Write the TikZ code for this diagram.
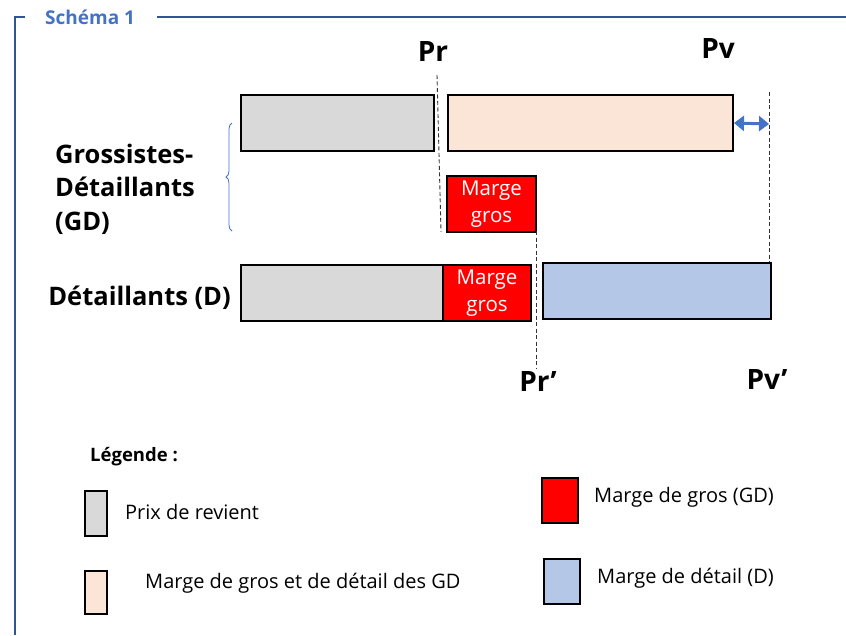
\documentclass[tikz,border=0pt]{standalone}
\usepackage{fontspec}
\setmainfont{Open Sans}
\usetikzlibrary{arrows.meta,decorations.pathreplacing}
\definecolor{framec}{HTML}{2F5597}
\definecolor{titlec}{HTML}{4472C4}
\definecolor{greyc}{HTML}{D9D9D9}
\definecolor{peachc}{HTML}{FBE5D6}
\definecolor{bluec}{HTML}{B4C7E7}
\definecolor{redc}{HTML}{FF0000}
\tikzset{
  bar/.style={draw=black, line width=2pt, inner sep=0pt, anchor=north west},
  legbox/.style={draw=black, line width=2pt, inner sep=0pt, anchor=north west},
  guide/.style={line width=0.9pt, black!80, dash pattern=on 4pt off 2.5pt},
  bigtxt/.style={font=\fontsize{25.5}{33.5}\selectfont\bfseries, inner sep=0pt},
  pricetxt/.style={font=\fontsize{28}{32}\selectfont\bfseries, inner sep=0pt},
  legtxt/.style={font=\fontsize{20}{24}\selectfont, inner sep=0pt, anchor=west},
  redtxt/.style={font=\fontsize{20.5}{27}\selectfont, text=white, align=center, inner sep=0pt},
}
\begin{document}
\begin{tikzpicture}[x=1pt,y=-1pt]
\useasboundingbox (0,0) rectangle (846,635);
% frame
\draw[framec, line width=2pt] (25,17) -- (15,17) -- (15,635);
\draw[framec, line width=2pt] (157,17) -- (846,17);
\node[font=\fontsize{19}{22}\selectfont\bfseries, text=titlec, anchor=west, inner sep=0pt] (title) at (45,17) {Schéma 1};

% top row (GD)
\node[bar, fill=greyc, minimum width=193pt, minimum height=56pt] (g1) at (240,94) {};
\node[bar, fill=peachc, minimum width=285pt, minimum height=56pt] (p1) at (447,94) {};
\node[bar, fill=redc, minimum width=89pt, minimum height=56pt] (r1) at (446,175) {};
\node[redtxt] (r1t) at (r1.center) {Marge\\gros};

% bottom row (D)
\node[bar, fill=greyc, minimum width=202pt, minimum height=56pt] (g2) at (240,264) {};
\node[bar, fill=redc, minimum width=88pt, minimum height=56pt] (r2) at (442,264) {};
\node[redtxt] (r2t) at (r2.center) {Marge\\gros};
\node[bar, fill=bluec, minimum width=228pt, minimum height=56pt] (b2) at (542,262) {};

% price labels
\node[pricetxt] (pr) at (433,52) {Pr};
\node[pricetxt] (pv) at (718,49) {Pv};
\node[pricetxt] (prp) at (538,381) {Pr’};
\node[pricetxt] (pvp) at (767,379) {Pv’};

% guide lines
\coordinate (prtop) at (437,75);
\coordinate (prbot) at (441,232);
\draw[guide] (prtop) -- (prbot);
\coordinate (prptop) at (536,231);
\coordinate (prpbot) at (536,368);
\draw[guide] (prptop) -- (prpbot);
\coordinate (pvtop) at (769,92);
\coordinate (pvbot) at (769,262);
\draw[guide] (pvtop) -- (pvbot);

% double arrow
\coordinate (arrR) at (769,124);
\draw[titlec, line width=3pt, {Triangle[length=10pt,width=15pt]}-{Triangle[length=10pt,width=15pt]}] (p1.east) -- (arrR);

% brace
\draw[titlec, line width=0.8pt, decorate, decoration={brace, amplitude=6pt}] (232,231) -- (232,123);

% row labels
\node[bigtxt, align=left, anchor=west] (gd) at (55,189) {Grossistes-\\Détaillants\\(GD)};
\node[bigtxt, anchor=east] (d) at (231,298) {Détaillants (D)};

% legend
\node[font=\fontsize{18.5}{22}\selectfont\bfseries, anchor=west, inner sep=0pt] (leg) at (90,457) {Légende :};
\node[legbox, fill=greyc, minimum width=22pt, minimum height=45pt] (lg) at (84,490) {};
\node[legtxt] (lgt) at (125,512) {Prix de revient};
\node[legbox, fill=peachc, minimum width=22pt, minimum height=43pt] (lp) at (84,570) {};
\node[legtxt] (lpt) at (145,583) {Marge de gros et de détail des GD};
\node[legbox, fill=redc, minimum width=36pt, minimum height=45pt] (lr) at (541,477) {};
\node[legtxt] (lrt) at (594,497) {Marge de gros (GD)};
\node[legbox, fill=bluec, minimum width=36pt, minimum height=45pt] (lb) at (543,558) {};
\node[legtxt] (lbt) at (597,578) {Marge de détail (D)};
\end{tikzpicture}
\end{document}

● OBJECTIVE:
Write out each line again precisely as it appears, skipping every picture.

● ANSWER TO THE EXERCISE:
Write the TikZ code for this diagram.
\documentclass[tikz,border=0pt]{standalone}
\usepackage{fontspec}
\setmainfont{Open Sans}
\usetikzlibrary{arrows.meta,decorations.pathreplacing}
\definecolor{framec}{HTML}{2F5597}
\definecolor{titlec}{HTML}{4472C4}
\definecolor{greyc}{HTML}{D9D9D9}
\definecolor{peachc}{HTML}{FBE5D6}
\definecolor{bluec}{HTML}{B4C7E7}
\definecolor{redc}{HTML}{FF0000}
\tikzset{
  bar/.style={draw=black, line width=2pt, inner sep=0pt, anchor=north west},
  legbox/.style={draw=black, line width=2pt, inner sep=0pt, anchor=north west},
  guide/.style={line width=0.9pt, black!80, dash pattern=on 4pt off 2.5pt},
  bigtxt/.style={font=\fontsize{25.5}{33.5}\selectfont\bfseries, inner sep=0pt},
  pricetxt/.style={font=\fontsize{28}{32}\selectfont\bfseries, inner sep=0pt},
  legtxt/.style={font=\fontsize{20}{24}\selectfont, inner sep=0pt, anchor=west},
  redtxt/.style={font=\fontsize{20.5}{27}\selectfont, text=white, align=center, inner sep=0pt},
}
\begin{document}
\begin{tikzpicture}[x=1pt,y=-1pt]
\useasboundingbox (0,0) rectangle (846,635);
% frame
\draw[framec, line width=2pt] (25,17) -- (15,17) -- (15,635);
\draw[framec, line width=2pt] (157,17) -- (846,17);
\node[font=\fontsize{19}{22}\selectfont\bfseries, text=titlec, anchor=west, inner sep=0pt] (title) at (45,17) {Schéma 1};

% top row (GD)
\node[bar, fill=greyc, minimum width=193pt, minimum height=56pt] (g1) at (240,94) {};
\node[bar, fill=peachc, minimum width=285pt, minimum height=56pt] (p1) at (447,94) {};
\node[bar, fill=redc, minimum width=89pt, minimum height=56pt] (r1) at (446,175) {};
\node[redtxt] (r1t) at (r1.center) {Marge\\gros};

% bottom row (D)
\node[bar, fill=greyc, minimum width=202pt, minimum height=56pt] (g2) at (240,264) {};
\node[bar, fill=redc, minimum width=88pt, minimum height=56pt] (r2) at (442,264) {};
\node[redtxt] (r2t) at (r2.center) {Marge\\gros};
\node[bar, fill=bluec, minimum width=228pt, minimum height=56pt] (b2) at (542,262) {};

% price labels
\node[pricetxt] (pr) at (433,52) {Pr};
\node[pricetxt] (pv) at (718,49) {Pv};
\node[pricetxt] (prp) at (538,381) {Pr’};
\node[pricetxt] (pvp) at (767,379) {Pv’};

% guide lines
\coordinate (prtop) at (437,75);
\coordinate (prbot) at (441,232);
\draw[guide] (prtop) -- (prbot);
\coordinate (prptop) at (536,231);
\coordinate (prpbot) at (536,368);
\draw[guide] (prptop) -- (prpbot);
\coordinate (pvtop) at (769,92);
\coordinate (pvbot) at (769,262);
\draw[guide] (pvtop) -- (pvbot);

% double arrow
\coordinate (arrR) at (769,124);
\draw[titlec, line width=3pt, {Triangle[length=10pt,width=15pt]}-{Triangle[length=10pt,width=15pt]}] (p1.east) -- (arrR);

% brace
\draw[titlec, line width=0.8pt, decorate, decoration={brace, amplitude=6pt}] (232,231) -- (232,123);

% row labels
\node[bigtxt, align=left, anchor=west] (gd) at (55,189) {Grossistes-\\Détaillants\\(GD)};
\node[bigtxt, anchor=east] (d) at (231,298) {Détaillants (D)};

% legend
\node[font=\fontsize{18.5}{22}\selectfont\bfseries, anchor=west, inner sep=0pt] (leg) at (90,457) {Légende :};
\node[legbox, fill=greyc, minimum width=22pt, minimum height=45pt] (lg) at (84,490) {};
\node[legtxt] (lgt) at (125,512) {Prix de revient};
\node[legbox, fill=peachc, minimum width=22pt, minimum height=43pt] (lp) at (84,570) {};
\node[legtxt] (lpt) at (145,583) {Marge de gros et de détail des GD};
\node[legbox, fill=redc, minimum width=36pt, minimum height=45pt] (lr) at (541,477) {};
\node[legtxt] (lrt) at (594,497) {Marge de gros (GD)};
\node[legbox, fill=bluec, minimum width=36pt, minimum height=45pt] (lb) at (543,558) {};
\node[legtxt] (lbt) at (597,578) {Marge de détail (D)};
\end{tikzpicture}
\end{document}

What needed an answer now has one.